Peace to you!
Last weekend we contemplated the qualities of persistence and insistence in the continual activity of our prayer. This weekend, Jesus calls us to reflect on two inner qualities of our prayer: humility and pride.
In your own life of prayer, which figure do you most resemble? Are you more like the Pharisee who ignores God by relishing your own vainglory? Or are you more like the tax collector, who’s punctured heart is all too aware of his own unworthiness as he begs for mercy? Are you aware of how you approach God in prayer?

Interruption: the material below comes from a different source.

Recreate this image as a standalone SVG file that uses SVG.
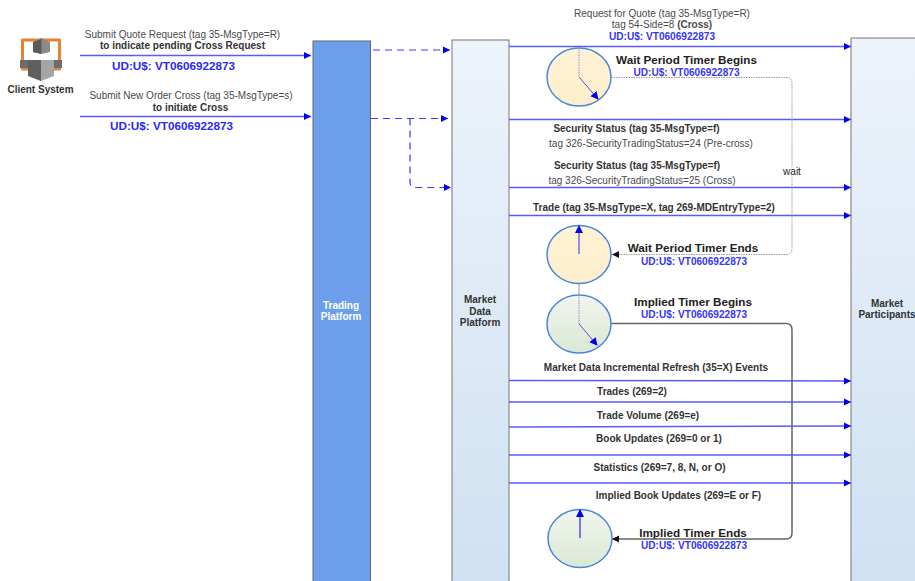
<svg xmlns="http://www.w3.org/2000/svg" width="915" height="581" viewBox="0 0 915 581">
<style>
text{font-family:"Liberation Sans",Arial,sans-serif;text-anchor:middle;fill:#333}
.m{font-size:10px;fill:#4a4a4a}
.b{font-size:10px;font-weight:bold;fill:#333}
.u{font-size:10.100px;font-weight:bold;fill:#3535f5}
.u2{font-size:11.700px;font-weight:bold;fill:#2a2af5}
.t{font-size:11.700px;font-weight:bold;fill:#222}
.a{stroke:#5a5af5;stroke-width:1.500;fill:none;marker-end:url(#ah)}
.d{stroke:#3a3af5;stroke-width:1.200;stroke-dasharray:7 5;fill:none;marker-end:url(#ah)}
.h{stroke:#5050e0;stroke-width:1;fill:none;marker-end:url(#ah2)}
.c{stroke:#4a86d8;stroke-width:1.500}
</style>
<defs>
<marker id="ah" markerUnits="userSpaceOnUse" markerWidth="8" markerHeight="8" refX="7" refY="4" orient="auto"><path d="M0 0.500L7 4L0 7.500Z" fill="#0000f0"/></marker>
<marker id="ah2" markerUnits="userSpaceOnUse" markerWidth="9" markerHeight="9" refX="7" refY="4.500" orient="auto"><path d="M0 0.500L8 4.500L0 8.500Z" fill="#0000f0"/></marker>
<marker id="ak" markerUnits="userSpaceOnUse" markerWidth="8" markerHeight="8" refX="7" refY="4" orient="auto"><path d="M0 0.500L7 4L0 7.500Z" fill="#111"/></marker>
<linearGradient id="bl" x1="0" y1="0" x2="0" y2="1"><stop offset="0" stop-color="#edf3fb"/><stop offset="1" stop-color="#cfe1f2"/></linearGradient>
<linearGradient id="or" x1="0" y1="0" x2="0" y2="1"><stop offset="0" stop-color="#fff3d6"/><stop offset="1" stop-color="#fdeecb"/></linearGradient>
<linearGradient id="gr" x1="0" y1="0" x2="0" y2="1"><stop offset="0" stop-color="#f1f5ee"/><stop offset="1" stop-color="#dae8d4"/></linearGradient>
</defs>

<g id="client-system">
<path d="M22.500 40H59.500V69H22.500Z" fill="#fff" stroke="#e8822f" stroke-width="3" stroke-linejoin="round"/>
<path d="M33 42L41.500 38L50 42V52L41.500 54L33 52Z" fill="#8a8a8a"/>
<path d="M33 42L41.500 39V54L33 52Z" fill="#5a5a5a"/>
<path d="M20 60H29V68H20ZM53 60H62V68H53Z" fill="#6b6b6b"/>
<path d="M28 60H41V81L28 76Z" fill="#5f5f5f"/>
<path d="M54 60H41V81L54 76Z" fill="#a5a5a5"/>
<text x="40.500" y="93" class="b" style="fill:#333">Client System</text>
</g>

<g id="trading-platform">
<rect x="313" y="41" width="57.500" height="545" fill="#6d9eeb" stroke="#666"/>
<text x="341" y="309" style="font-size:10px;font-weight:bold;fill:#fff">Trading</text>
<text x="341" y="320" style="font-size:10px;font-weight:bold;fill:#fff">Platform</text>
</g>

<g id="market-data-platform">
<rect x="452" y="40" width="57" height="546" fill="url(#bl)" stroke="#777"/>
<text x="480" y="303" class="b">Market</text>
<text x="480" y="315" class="b">Data</text>
<text x="480" y="326" class="b">Platform</text>
</g>

<g id="market-participants">
<rect x="851" y="38" width="70" height="548" fill="url(#bl)" stroke="#777"/>
<text x="887" y="307" class="b">Market</text>
<text x="887" y="318" class="b">Participants</text>
</g>

<g id="connectors">
<path class="a" d="M80 55.500H311"/>
<path class="a" d="M80 116.500H311"/>
<path class="d" d="M373 50H450"/>
<path class="d" d="M371 118.500H448"/>
<path class="d" d="M410 118.500V182Q410 187.500 416 187.500H451"/>
<path class="a" d="M509 46.500H851"/>
<path class="a" d="M509 119.500H851"/>
<path class="a" d="M509 187.500H851"/>
<path class="a" d="M509 215.500H851"/>
<path class="a" d="M509 380.500L851 381"/>
<path class="a" d="M509 402H851"/>
<path class="a" d="M509 427L851 426"/>
<path class="a" d="M509 455H851"/>
<path class="a" d="M509 483H851"/>
<path d="M611 77.500H786Q792 77.500 792 83V248Q792 254.500 786 254.500H612" fill="none" stroke="#999" stroke-width="1" stroke-dasharray="1.500 1" marker-end="url(#ak)"/>
<path d="M611 323.500H786Q792 323.500 792 330V533Q792 539 786 539H612" fill="none" stroke="#666" stroke-width="1.500" marker-end="url(#ak)"/>
<path d="M579 284V294" stroke="#999" stroke-width="1" fill="none"/>
</g>

<g id="timer-wait-begins">
<ellipse cx="579" cy="77" rx="32" ry="29" fill="url(#or)" class="c"/>
<path d="M579 47V77" stroke="#9a8ad0" stroke-width="1" stroke-dasharray="1.500 1" fill="none"/>
<path class="h" d="M579 77L598 99"/>
</g>
<g id="timer-wait-ends">
<ellipse cx="579" cy="254.500" rx="32" ry="29" fill="url(#or)" class="c"/>
<path class="h" style="stroke-width:1.200" d="M579 254V226"/>
</g>
<g id="timer-implied-begins">
<ellipse cx="579" cy="324" rx="32" ry="29" fill="url(#gr)" class="c"/>
<path d="M579 295V324" stroke="#9a8ad0" stroke-width="1" stroke-dasharray="1.500 1" fill="none"/>
<path class="h" d="M579 324L597 345"/>
</g>
<g id="timer-implied-ends">
<ellipse cx="580" cy="538.500" rx="32" ry="29" fill="url(#gr)" class="c"/>
<path class="h" style="stroke-width:1.500" d="M580 538V510"/>
</g>

<g id="labels">
<text x="182.500" y="38" class="m">Submit Quote Request (tag 35-MsgType=R)</text>
<text x="182.500" y="49" class="b">to indicate pending Cross Request</text>
<text x="173.500" y="70" class="u2">UD:U$: VT0606922873</text>
<text x="191" y="99" class="m">Submit New Order Cross (tag 35-MsgType=s)</text>
<text x="190.500" y="111" class="b">to initiate Cross</text>
<text x="171.500" y="130" class="u2">UD:U$: VT0606922873</text>
<text x="662" y="17" class="m">Request for Quote (tag 35-MsgType=R)</text>
<text x="662" y="28" class="m">tag 54-Side=8 <tspan font-weight="bold">(Cross)</tspan></text>
<text x="662" y="40" class="u">UD:U$: VT0606922873</text>
<text x="686.500" y="64" class="t">Wait Period Timer Begins</text>
<text x="686.500" y="76" class="u">UD:U$: VT0606922873</text>
<text x="636.500" y="132" class="b">Security Status (tag 35-MsgType=f)</text>
<text x="651" y="147" class="m">tag 326-SecurityTradingStatus=24 (Pre-cross)</text>
<text x="637" y="169" class="b">Security Status (tag 35-MsgType=f)</text>
<text x="642" y="184" class="m">tag 326-SecurityTradingStatus=25 (Cross)</text>
<text x="792" y="175" style="font-size:10px;fill:#222" stroke="#fff" stroke-width="3" paint-order="stroke">wait</text>
<text x="654" y="211" class="b">Trade (tag 35-MsgType=X, tag 269-MDEntryType=2)</text>
<text x="693" y="252" class="t">Wait Period Timer Ends</text>
<text x="694" y="265" class="u">UD:U$: VT0606922873</text>
<text x="693" y="306" class="t">Implied Timer Begins</text>
<text x="694" y="318" class="u">UD:U$: VT0606922873</text>
<text x="656" y="371" class="b">Market Data Incremental Refresh (35=X) Events</text>
<text x="632" y="395" class="b">Trades (269=2)</text>
<text x="648" y="419" class="b">Trade Volume (269=e)</text>
<text x="659" y="442" class="b">Book Updates (269=0 or 1)</text>
<text x="659.500" y="471" class="b">Statistics (269=7, 8, N, or O)</text>
<text x="678.500" y="499" class="b">Implied Book Updates (269=E or F)</text>
<text x="693" y="537" class="t">Implied Timer Ends</text>
<text x="694" y="549" class="u">UD:U$: VT0606922873</text>
</g>
</svg>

The Pharisee practiced tithing and fasting, which are commendable religious practices but these became a source of personal pride—his downfall. We get the sense that he became stagnant and hardened in his heart judging other people without compassion. He could not see his own faults but could readily identify others’ shortcomings. How does God respond to the prayers of the prideful and the arrogant?

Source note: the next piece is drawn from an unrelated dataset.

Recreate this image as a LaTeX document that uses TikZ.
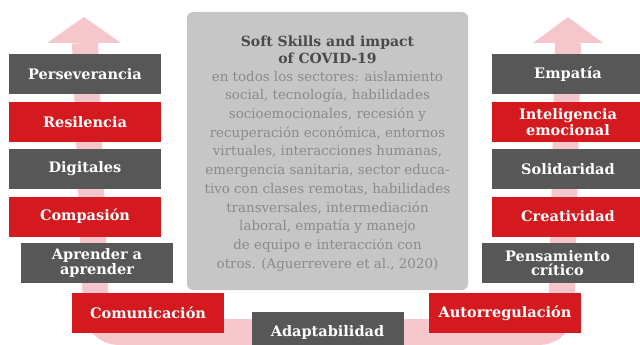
\documentclass[tikz,border=0pt]{standalone}
\usepackage{fontspec}
\setmainfont{DejaVu Serif}
\usepackage{xcolor}
\usepackage{tikz}
\usetikzlibrary{positioning}

\definecolor{rojo}{HTML}{D41A1F}
\definecolor{grisoscuro}{HTML}{575757}
\definecolor{grisclaro}{HTML}{C6C6C6}
\definecolor{rosa}{HTML}{F6C6CD}
\definecolor{textogris}{HTML}{8A8A8A}
\definecolor{titulogris}{HTML}{4A4A4A}

\tikzset{
  caja/.style={minimum width=152, minimum height=40, inner sep=1pt,
    text=white, align=center,
    font=\fontsize{14.5}{13.5}\selectfont\bfseries},
  cajaroja/.style={caja, fill=rojo},
  cajagris/.style={caja, fill=grisoscuro},
}

\begin{document}
\begin{tikzpicture}[x=1pt, y=-1pt]
    \useasboundingbox (0,0) rectangle (640,345);

    % Flecha en U (fondo)
    \draw[rosa, line width=26, rounded corners=22]
        (85,43) -- (97,332) -- (561,332) -- (568,43);
    \fill[rosa] (47,43) -- (84,17) -- (121,43) -- cycle;
    \fill[rosa] (533,43) -- (568,17) -- (603,43) -- cycle;

    % Recuadro central
    \fill[grisclaro, rounded corners=6] (187,12) rectangle (468,290);
    \node[text=titulogris, align=center,
          font=\fontsize{14}{17}\selectfont\bfseries] (titulo) at (327.5,49.5)
        {Soft Skills and impact\\of COVID-19};
    \node[text=textogris, align=center, inner sep=0pt,
          font=\fontsize{13.4}{18.7}\selectfont] (texto) at (327.5,171)
        {en todos los sectores: aislamiento\\
         social, tecnología, habilidades\\
         socioemocionales, recesión y\\
         recuperación económica, entornos\\
         virtuales, interacciones humanas,\\
         emergencia sanitaria, sector educa-\\
         tivo con clases remotas, habilidades\\
         transversales, intermediación\\
         laboral, empatía y manejo\\
         de equipo e interacción con\\
         otros. (Aguerrevere et al., 2020)};

    % Columna izquierda
    \node[cajagris] (perseverancia) at (85,74) {Perseverancia};
    \node[cajaroja] (resilencia) at (85,122) {Resilencia};
    \node[cajagris] (digitales) at (85,169) {Digitales};
    \node[cajaroja] (compasion) at (85,216.5) {Compasión};
    \node[cajagris] (aprender) at (97,263) {Aprender a\\aprender};
    \node[cajaroja] (comunicacion) at (148,313) {Comunicación};

    % Abajo
    \node[cajagris] (adaptabilidad) at (327.5,332) {Adaptabilidad};

    % Columna derecha
    \node[cajaroja] (autorregulacion) at (505,313) {Autorregulación};
    \node[cajagris] (pensamiento) at (557.5,263) {Pensamiento\\crítico};
    \node[cajaroja] (creatividad) at (568,216.5) {Creatividad};
    \node[cajagris] (solidaridad) at (568,169) {Solidaridad};
    \node[cajaroja] (inteligencia) at (568,122) {Inteligencia\\emocional};
    \node[cajagris] (empatia) at (568,74) {Empatía};
\end{tikzpicture}
\end{document}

The tax collector is not depicted as glorying in himself. Rather he is someone who is deeply aware of his own failures. The tax collector appears completely honest and vulnerable before God. His prayer is in humble truth. How do you suppose God answers the prayer of this sinner—who is humble and honest?
In the first reading from Sirach we hear that God has no favorites and is not partial. Sirach also tells us that God is attentive to the call of the oppressed, the widow, the orphan, the poor and lowly. God is also attentive to the prayer of the just; that is those who may not be poor, orphaned or widowed but are concerned about serving God rightly with their lives. We are told that their prayer “reaches the heavens.”

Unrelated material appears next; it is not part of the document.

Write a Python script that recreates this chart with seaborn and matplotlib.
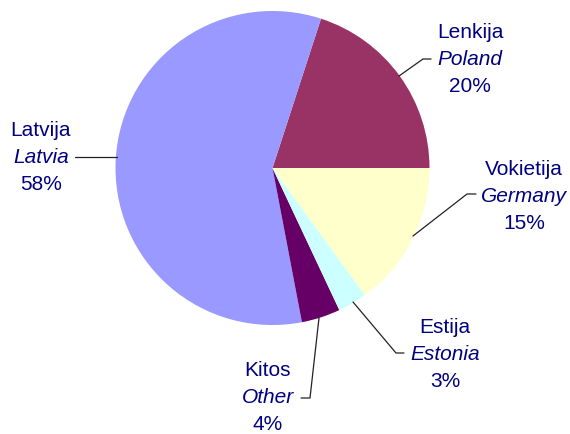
import matplotlib
matplotlib.use("Agg")
import matplotlib.pyplot as plt
import seaborn as sns

# Data (counter-clockwise from 3 o'clock)
labels_lt = ["Lenkija", "Latvija", "Kitos", "Estija", "Vokietija"]
labels_en = ["Poland", "Latvia", "Other", "Estonia", "Germany"]
shares = [20, 58, 4, 3, 15]
colors = ["#993366", "#9999FF", "#660066", "#CCFFFF", "#FFFFCC"]

sns.set_theme(style="white")
plt.rcParams["font.family"] = ["Liberation Sans", "DejaVu Sans"]

W, H = 570, 434
CX, CY, R = 272.5, 168.0, 157.0

def px(x, y):
    return (x - CX) / R, (CY - y) / R

fig = plt.figure(figsize=(W / 100, H / 100), dpi=100)
ax = fig.add_axes([0, 0, 1, 1])
ax.set_xlim(-CX / R, (W - CX) / R)
ax.set_ylim(-(H - CY) / R, CY / R)
ax.set_aspect("equal")
ax.axis("off")

ax.pie(shares, colors=colors, startangle=0, counterclock=True,
       radius=1.0, center=(0, 0), wedgeprops=dict(linewidth=0))
ax.set_xlim(-CX / R, (W - CX) / R)
ax.set_ylim(-(H - CY) / R, CY / R)

# label layout: (x center, baseline of first line) in pixels, leader polyline in pixels
label_pos = [(470, 38), (41, 136), (268, 376), (445, 333), (524, 175)]
leaders = [
    [(399, 76), (423, 59), (431, 59)],
    [(117, 157), (75, 157)],
    [(319, 318), (310, 398), (301, 398)],
    [(353, 302), (396, 353), (404, 353)],
    [(413, 236), (467, 194), (476, 194)],
]

navy = "#000080"
fs = 15
step = 27.0
for lt, en, s, (lx, ly), ld in zip(labels_lt, labels_en, shares, label_pos, leaders):
    for i, (txt, style) in enumerate([(lt, "normal"), (en, "italic"), (f"{s}%", "normal")]):
        x, y = px(lx, ly + i * step)
        ax.text(x, y, txt, ha="center", va="baseline", fontsize=fs,
                color=navy, style=style)
    xs, ys = zip(*[px(a, b) for a, b in ld])
    ax.plot(xs, ys, color="#222222", lw=0.9)

fig.savefig("out.png", dpi=100)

We know that God loves all people everywhere all the time and responds generously to the just and the unjust alike. The Pharisee who extols himself will be humbled eventually but in the meantime, will remain stuck, blinded and impoverished by his pride, unaware of the great richness of God’s love and mercy. Those who are introspective and aware of their own sin and weakness that come before God in simple honesty asking for mercy, like the tax collector, will receive God’s mercy. God does not wish that the sinner should die, but that they turn to him and live. God lifts them up and helps them.
The religious practices of the Pharisee are good, for such exercises help us remain vibrant. The humility of the sinful tax collector is good, for it reminds us that none of us are equal to God in our love.
In today’s prayer over the offerings, we pray that whatever we do in service of the Lord may be done above all to the Glory of God. This is the mark we aim for in all things.